=== Stated task ===
Tally the lines that hold the string "chart", and reply with the count alone.

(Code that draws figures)

++++

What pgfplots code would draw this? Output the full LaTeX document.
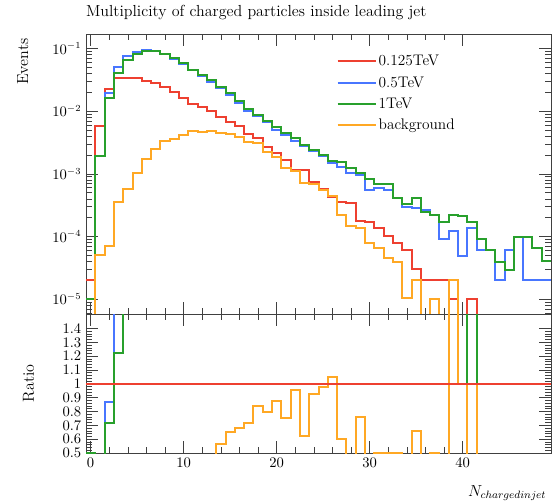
\documentclass[border=0pt]{standalone}
\usepackage{pgfplots}
\usepackage{pgfplotstable}
\pgfplotsset{compat=1.18}

\definecolor{cred}{RGB}{238,64,48}
\definecolor{cblue}{RGB}{72,118,255}
\definecolor{cgreen}{RGB}{40,160,44}
\definecolor{corange}{RGB}{255,168,36}

% bin left edges, one row per bin (last row repeats bin 49 up to the right edge)
\pgfplotstableread{
x     red      blue     green    bkg
-0.5  2.0e-5   1.0e-5   1.0e-5   1e-8
0.5   5.8e-3   1.95e-3  1.95e-3  5.0e-5
1.5   0.0222   0.0193   0.0163   7.0e-5
2.5   0.0335   0.050    0.041    3.6e-4
3.5   0.0342   0.075    0.066    5.7e-4
4.5   0.0335   0.087    0.083    1.02e-3
5.5   0.0305   0.094    0.091    1.73e-3
6.5   0.0278   0.092    0.090    2.5e-3
7.5   0.0245   0.083    0.083    3.3e-3
8.5   0.0200   0.069    0.070    3.6e-3
9.5   0.0160   0.056    0.058    4.2e-3
10.5  0.0132   0.045    0.046    4.8e-3
11.5  0.0118   0.037    0.038    4.6e-3
12.5  0.0100   0.029    0.031    4.8e-3
13.5  0.0082   0.023    0.024    4.5e-3
14.5  0.0068   0.0178   0.0195   4.3e-3
15.5  0.0057   0.0133   0.0143   3.9e-3
16.5  0.0044   0.0101   0.0108   3.2e-3
17.5  0.0037   0.0083   0.0087   3.1e-3
18.5  0.0027   0.0067   0.0070   2.2e-3
19.5  0.00213  0.0050   0.0055   1.87e-3
20.5  0.00167  0.0042   0.0045   1.25e-3
21.5  0.00115  0.0034   0.0037   1.10e-3
22.5  0.00115  0.0028   0.0029   7.1e-4
23.5  0.00075  0.0023   0.0024   7.0e-4
24.5  0.00058  0.0019   0.0020   5.5e-4
25.5  0.00043  0.00147  0.0016   4.4e-4
26.5  0.00036  0.0013   0.00155  2.2e-4
27.5  0.00034  0.00105  0.00125  1.45e-4
28.5  0.000175 0.00095  0.00104  1.35e-4
29.5  0.000173 0.00056  0.00082  7.9e-5
30.5  0.000135 0.00059  0.00068  6.5e-5
31.5  0.000104 0.00056  0.00068  4.6e-5
32.5  7.9e-5   0.00041  0.00041  4.0e-5
33.5  6.2e-5   0.00030  0.00033  1.05e-5
34.5  3.0e-5   0.00029  0.00041  2.0e-5
35.5  2.0e-5   0.000265 0.00025  1e-8
36.5  2.0e-5   0.00022  0.00022  1.0e-5
37.5  2.0e-5   9.1e-5   0.000173 1e-8
38.5  1.0e-5   1.23e-4  0.000225 2.0e-5
39.5  1e-8     4.9e-5   0.00021  1e-8
40.5  1.0e-5   1.35e-4  0.000173 1e-8
41.5  1e-8     6.2e-5   9.0e-5   1e-8
42.5  1e-8     6.2e-5   6.2e-5   1e-8
43.5  1e-8     2.0e-5   4.0e-5   1e-8
44.5  1e-8     6.2e-5   2.9e-5   1e-8
45.5  1e-8     1.0e-4   1.0e-4   1e-8
46.5  1e-8     2.0e-5   1.0e-4   1e-8
47.5  1e-8     2.0e-5   6.7e-5   1e-8
48.5  1e-8     2.0e-5   4.1e-5   1e-8
49.5  1e-8     2.0e-5   4.1e-5   1e-8
}\histtab

% ratio to 0.125TeV (3 = above the panel, 0 = below it)
\pgfplotstableread{
x     rblue  rgreen  rbkg
-0.5  0.5    0.5     0
0.5   0.33   0.33    0
1.5   0.87   0.72    0
2.5   3      1.22    0
3.5   3      3       0
4.5   3      3       0
5.5   3      3       0
6.5   3      3       0
7.5   3      3       0
8.5   3      3       0
9.5   3      3       0
10.5  3      3       0
11.5  3      3       0
12.5  3      3       0
13.5  3      3       0.565
14.5  3      3       0.65
15.5  3      3       0.68
16.5  3      3       0.72
17.5  3      3       0.843
18.5  3      3       0.80
19.5  3      3       0.877
20.5  3      3       0.75
21.5  3      3       0.957
22.5  3      3       0.623
23.5  3      3       0.928
24.5  3      3       0.976
25.5  3      3       1.05
26.5  3      3       0.60
27.5  3      3       0
28.5  3      3       0.763
29.5  3      3       0
30.5  3      3       0.5
31.5  3      3       0.5
32.5  3      3       0.5
33.5  3      3       0
34.5  3      3       0.66
35.5  3      3       0
36.5  3      3       0.5
37.5  3      3       0
38.5  3      3       3
39.5  1      1       1
40.5  3      3       0
41.5  1      1       1
42.5  1      1       1
43.5  1      1       1
44.5  1      1       1
45.5  1      1       1
46.5  1      1       1
47.5  1      1       1
48.5  1      1       1
49.5  1      1       1
}\ratiotab

\pgfplotsset{
  rivet/.style={
    width=348.75pt, scale only axis,
    xmin=-0.5, xmax=49.5,
    xtick={0,10,20,30,40}, minor x tick num=4,
    tick align=inside,
    major tick length=9pt, minor tick length=4.5pt,
    axis line style={black!75, line width=0.6pt},
    every tick/.style={black!75, line width=0.5pt},
    tick label style={font=\fontsize{10.5}{12}\selectfont},
    label style={font=\fontsize{12}{14}\selectfont},
  },
  hist/.style={const plot mark left, no marks, line width=1.5pt},
}

\begin{document}
\begin{tikzpicture}
\begin{axis}[
  rivet, name=main,
  height=210pt,
  ymode=log, ymin=5.83e-6, ymax=0.17,
  xticklabels={},
  ylabel={Events},
  ylabel style={at={(axis description cs:-0.114,1)}, anchor=south east},
  title={Multiplicity of charged particles inside leading jet},
  title style={at={(axis description cs:-0.01,1)}, anchor=south west, yshift=1pt, font=\fontsize{12}{14}\selectfont},
  legend style={draw=none, fill=none, at={(axis description cs:0.53,0.945)}, anchor=north west,
    font=\fontsize{11.5}{13}\selectfont, row sep=2.5pt,
    nodes={inner sep=1pt, text height=9pt, text depth=2.5pt}},
  legend cell align=left,
  legend image code/.code={\draw[#1, line width=1.5pt] (0pt,0pt) -- (29pt,0pt);},
]
\addplot[hist, cred] table[x=x, y=red] {\histtab};
\addlegendentry{0.125TeV}
\addplot[hist, cblue] table[x=x, y=blue] {\histtab};
\addlegendentry{0.5TeV}
\addplot[hist, cgreen] table[x=x, y=green] {\histtab};
\addlegendentry{1TeV}
\addplot[hist, corange] table[x=x, y=bkg] {\histtab};
\addlegendentry{background}
\end{axis}

\begin{axis}[
  rivet, name=ratio,
  at={(main.south west)}, anchor=north west,
  height=104.25pt,
  ymin=0.5, ymax=1.505,
  ytick={0.5,0.6,0.7,0.8,0.9,1,1.1,1.2,1.3,1.4},
  minor y tick num=4,
  ylabel={Ratio},
  ylabel style={at={(axis description cs:-0.101,0.5)}, anchor=south},
  xlabel={$N_{chargedinjet}$},
  xlabel style={at={(axis description cs:1,-0.2)}, anchor=north east},
]
\addplot[hist, cblue] table[x=x, y=rblue] {\ratiotab};
\addplot[hist, cgreen] table[x=x, y=rgreen] {\ratiotab};
\addplot[hist, corange] table[x=x, y=rbkg] {\ratiotab};
\addplot[no marks, cred, line width=1.5pt] coordinates {(-0.5,1) (49.5,1)};
\end{axis}

\pgfresetboundingbox
\path[use as bounding box] ([xshift=-64.5pt,yshift=25.5pt]main.north west)
  rectangle ([xshift=2.25pt,yshift=-35.25pt]ratio.south east);
\end{tikzpicture}
\end{document}
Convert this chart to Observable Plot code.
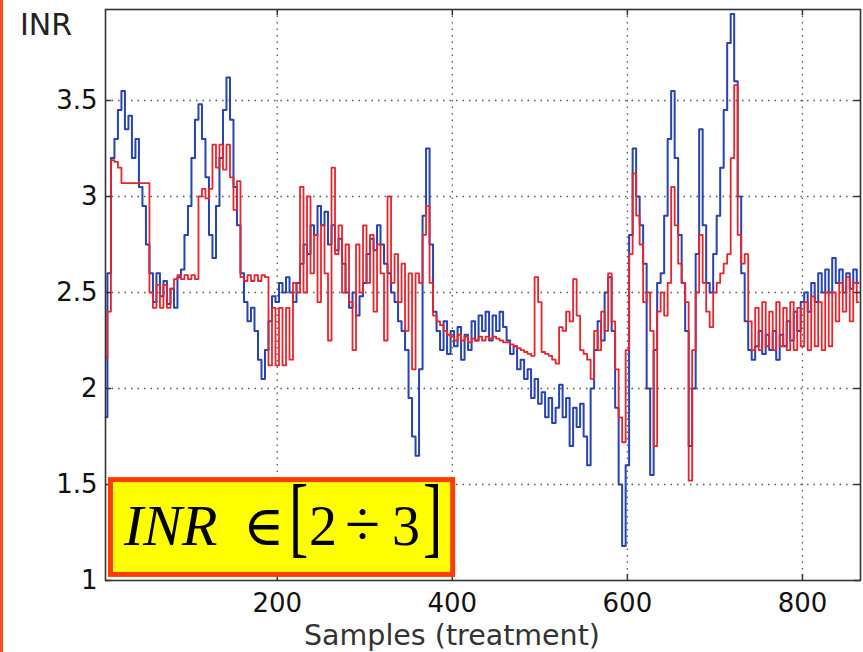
<!DOCTYPE html>
<html><head><meta charset="utf-8">
<script src="https://cdn.jsdelivr.net/npm/d3@7"></script>
<script src="https://cdn.jsdelivr.net/npm/@observablehq/plot@0.6"></script>
<style>
html,body{margin:0;padding:0;background:#fff;}
#chart{position:relative;width:863px;height:652px;overflow:hidden;}
</style></head><body><div id="chart"></div>
<script>
// Measured INR (blue) every 4 samples, starting at sample 4
const blueINR = [
1.85,2.6,3.2,3.3,3.45,3.55,3.35,3.42,3.2,3.3,
3.05,2.95,2.75,2.6,2.45,2.6,2.48,2.56,2.44,2.52,
2.42,2.58,2.62,2.8,2.95,3.2,3.4,3.48,3.3,3.1,
2.8,2.68,2.95,3.2,3.45,3.62,3.4,3.05,2.85,2.6,
2.45,2.35,2.42,2.3,2.15,2.05,2.2,2.35,2.48,2.45,
2.55,2.5,2.58,2.5,2.45,2.55,2.65,2.75,2.7,2.85,
2.8,2.95,2.85,2.92,2.75,2.85,2.72,2.78,2.65,2.5,
2.42,2.5,2.38,2.48,2.55,2.7,2.78,2.72,2.85,2.75,
2.65,2.6,2.5,2.45,2.35,2.3,2.2,1.95,1.75,1.65,
2.1,2.9,3.25,2.75,2.4,2.3,2.2,2.35,2.18,2.3,
2.22,2.32,2.15,2.28,2.2,2.35,2.25,2.38,2.3,2.4,
2.25,2.38,2.3,2.4,2.32,2.25,2.18,2.22,2.1,2.15,
2.05,2.1,1.95,2.05,1.92,1.98,1.85,1.95,1.82,1.9,
2.02,1.85,1.95,1.7,1.9,1.8,1.92,1.75,1.6,2.0,
2.2,2.35,2.25,2.5,2.58,2.3,1.9,1.5,1.18,1.6,
2.8,3.25,3.0,2.85,2.65,2.0,1.55,2.2,2.55,2.6,
2.9,3.3,3.55,3.2,2.8,2.55,2.3,1.7,2.0,2.7,
3.35,2.85,2.55,2.5,2.7,2.9,3.15,3.45,3.8,3.95,
3.6,3.0,2.6,2.35,2.2,2.15,2.22,2.3,2.18,2.28,
2.2,2.3,2.15,2.28,2.22,2.35,2.25,2.4,2.3,2.45,
2.5,2.4,2.55,2.45,2.6,2.5,2.62,2.5,2.68,2.55,
2.62,2.5,2.6,2.52,2.62,2.55
];
// Predicted / controlled INR (red) every 4 samples, starting at sample 4
const redINR = [
2.16,2.4,3.19,3.18,3.15,3.07,3.07,3.07,3.07,3.07,
3.07,3.07,3.07,2.5,2.42,2.54,2.42,2.54,2.42,2.52,
2.57,2.59,2.57,2.59,2.57,2.59,2.57,3.0,3.04,2.99,
3.04,3.27,3.15,3.27,3.14,3.27,3.1,2.93,3.08,2.58,
2.56,2.59,2.56,2.59,2.56,2.59,2.58,2.12,2.42,2.12,
2.42,2.12,2.42,2.15,2.55,2.5,3.05,2.5,3.0,2.6,
2.8,2.45,2.85,2.6,2.25,3.15,2.7,2.85,2.5,2.75,
2.45,2.2,2.75,2.5,2.85,2.55,2.8,2.4,2.75,2.6,
2.25,3.0,2.55,2.7,2.45,2.65,2.3,2.6,2.1,2.6,
2.55,2.8,2.95,2.55,2.38,2.35,2.33,2.3,2.28,2.27,
2.25,2.28,2.25,2.27,2.24,2.26,2.25,2.27,2.25,2.27,
2.26,2.27,2.26,2.25,2.24,2.24,2.23,2.22,2.21,2.2,
2.19,2.18,2.17,2.58,2.45,2.19,2.18,2.17,2.15,2.13,
2.32,2.3,2.4,2.35,2.57,2.38,2.2,2.18,2.15,2.05,
2.3,2.2,2.4,2.3,2.6,2.35,2.1,1.85,1.72,2.2,
2.7,3.12,2.9,2.75,2.45,2.5,2.3,1.7,2.4,2.5,
2.38,2.55,3.05,2.85,2.65,2.55,2.45,1.52,2.2,2.5,
2.8,2.55,2.4,2.32,2.5,2.55,2.6,2.65,2.7,3.2,
3.58,2.8,2.65,2.7,2.35,2.2,2.42,2.2,2.45,2.22,
2.4,2.2,2.45,2.22,2.42,2.2,2.45,2.2,2.42,2.22,
2.45,2.2,2.48,2.22,2.45,2.2,2.5,2.22,2.5,2.35,
2.55,2.4,2.58,2.35,2.55,2.45
];
const firstSample = 4;
const sampleStep = 4;
const xTicks = [200, 400, 600, 800];
const yTicks = [1, 1.5, 2, 2.5, 3, 3.5];
const xLabel = "Samples (treatment)";
const yLabel = "INR";
const rangeText = {lhs: "INR", elem: "\u2208", lo: "2", op: "\u00F7", hi: "3"};

const toRows = vals => vals.map((v, i) => ({sample: firstSample + i * sampleStep, inr: v}));
const blueData = toRows(blueINR);
const redData = toRows(redINR);

const W = 863, H = 652, mL = 105, mR = 3, mT = 9, mB = 72;
const xDomain = [3.8, 866.3];
const yDomain = [1, 3.974];
const pxPerY = (H - mT - mB) / (yDomain[1] - yDomain[0]);
const pxPerX = (W - mL - mR) / (xDomain[1] - xDomain[0]);
const tLenY = 6 / pxPerY, tLenX = 6 / pxPerX;

const gridStyle = {stroke: "#555", strokeDasharray: "1.5,5", strokeWidth: 1.3};
const tickStyle = {stroke: "#333", strokeWidth: 1.5};

const plot = Plot.plot({
  width: W, height: H,
  marginLeft: mL, marginRight: mR, marginTop: mT, marginBottom: mB,
  style: {fontFamily: "DejaVu Sans, Verdana, sans-serif", fontSize: "26px", color: "#111", background: "#fff"},
  x: {domain: xDomain, label: null},
  y: {domain: yDomain, label: null},
  marks: [
    Plot.ruleX(xTicks, gridStyle),
    Plot.ruleY(yTicks.filter(v => v > yDomain[0]), gridStyle),
    Plot.line(blueData, {x: "sample", y: "inr", curve: "step", stroke: "#2643b0", strokeWidth: 2}),
    Plot.line(redData, {x: "sample", y: "inr", curve: "step", stroke: "#e8242c", strokeWidth: 1.8}),
    Plot.ruleX(xTicks, {y1: yDomain[0], y2: yDomain[0] + tLenY, ...tickStyle}),
    Plot.ruleX(xTicks, {y1: yDomain[1], y2: yDomain[1] - tLenY, ...tickStyle}),
    Plot.ruleY(yTicks, {x1: xDomain[0], x2: xDomain[0] + tLenX, ...tickStyle}),
    Plot.ruleY(yTicks, {x1: xDomain[1], x2: xDomain[1] - tLenX, ...tickStyle}),
    Plot.frame({stroke: "#333", strokeWidth: 1.6}),
    Plot.axisX(xTicks, {tickSize: 0, tickPadding: 13, tickFormat: d => String(d), fill: "#111"}),
    Plot.axisY(yTicks, {tickSize: 0, tickPadding: 8, tickFormat: d => String(d), fill: "#111"})
  ]
});
document.getElementById("chart").appendChild(plot);

const svg = d3.select(plot);
const sx = plot.scale("x"), sy = plot.scale("y");

// left orange page strip
svg.append("rect").attr("x", 0).attr("y", 0).attr("width", 3).attr("height", H).attr("fill", "#ff4a1c");

// axis titles
svg.append("text").attr("x", 20).attr("y", 35).attr("text-anchor", "start")
  .attr("font-family", "DejaVu Sans, Verdana, sans-serif").attr("font-size", 30).attr("fill", "#222")
  .text(yLabel);
svg.append("text").attr("x", 452).attr("y", 645).attr("text-anchor", "middle")
  .attr("font-family", "DejaVu Sans, Verdana, sans-serif").attr("font-size", 28.5).attr("fill", "#333")
  .text(xLabel);

// yellow annotation box
const bx0 = sx.apply(7.2), bx1 = sx.apply(403.8);
const by0 = sy.apply(1.536), by1 = sy.apply(1.016);
const g = svg.append("g").attr("text-anchor", "start");
g.append("rect").attr("x", bx0 + 2.5).attr("y", by0 + 2.5)
  .attr("width", bx1 - bx0 - 5).attr("height", by1 - by0 - 5)
  .attr("fill", "#ffff00").attr("stroke", "#ff3c00").attr("stroke-width", 5);
const serif = "Liberation Serif, Times New Roman, DejaVu Serif, serif";
const base = by0 + 68;
g.append("text").attr("x", bx0 + 16).attr("y", base).attr("font-family", serif)
  .attr("font-style", "italic").attr("font-size", 58).attr("fill", "#000").text(rangeText.lhs);
g.append("text").attr("x", bx0 + 135).attr("y", base).attr("font-family", serif)
  .attr("font-size", 56).attr("fill", "#000").text(rangeText.elem);
g.append("text").attr("transform", `translate(${bx0 + 181},${base + 1}) scale(1,1.52)`)
  .attr("font-family", serif).attr("font-size", 58).attr("fill", "#000").text("[");
g.append("text").attr("x", bx0 + 201).attr("y", base).attr("font-family", serif)
  .attr("font-size", 56).attr("fill", "#000").text(rangeText.lo);
g.append("text").attr("x", bx0 + 237).attr("y", base).attr("font-family", serif)
  .attr("font-size", 64).attr("fill", "#000").text(rangeText.op);
g.append("text").attr("x", bx0 + 284).attr("y", base).attr("font-family", serif)
  .attr("font-size", 56).attr("fill", "#000").text(rangeText.hi);
g.append("text").attr("transform", `translate(${bx0 + 315},${base + 1}) scale(1,1.52)`)
  .attr("font-family", serif).attr("font-size", 58).attr("fill", "#000").text("]");
</script></body></html>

++++

=== Exercise solution ===
4